In 2019, for the first time in 8 years, the House Banking Committee won’t be “your father’s Oldsmobile.”
Think of the Consumer Finance Protection Board and the Community Reinvestment Act (CRA) favorite whipping boys for the banks and most Republicans and how Waters’ Committee will treat those items and the financial forces which assail them. (As I wrote previously, I believe the CRA is toothless and needs major enhancement, like the big banks being given affirmative numeric housing goals not gauzy generalities.)
Plus, the House Democrats now have taken back from the R’s the basic authorization role (doling out and approving Trump agency spending), oversight authority, subpoena power, and endless opportunities to conduct hearings without any prior approval by the House Republicans or the Trump Administration, even if the Senate goes off on a pro-Admin odyssey.
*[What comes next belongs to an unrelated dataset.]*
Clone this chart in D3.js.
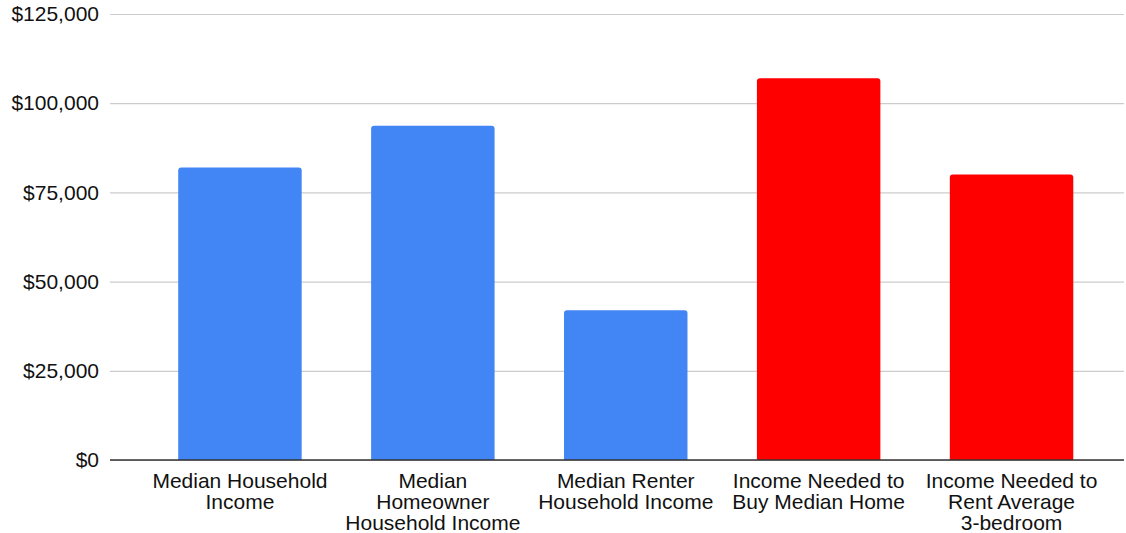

Ergo, I am pretty confident--beyond the statement Waters issued the day after the elections and which I printed in my last blog’s comments section--the Committee won’t be ignored or left out of any issue in which Chairperson Waters wants to stake her efforts, including GSE legislation or White House GSE executive orders.
If you are a Fannie-fan or a Freddie-fan, none of that should worry or offend you; quite the contrary.
On the other hand, if you don’t care for assertive women or aggressive Black women wielding power—and you still are worried about caravan of rapacious invaders, infiltrated by Muslims, hurtling toward our southern borders (whatever happened to that Fox News story and its POTUS induced fear?)--strap on your seat belt because the room may start rocking.
When all the recounts finish, there will be two dozen or more new female Democrats in the House—many of color and various distinctions—joining the returning now Majority party!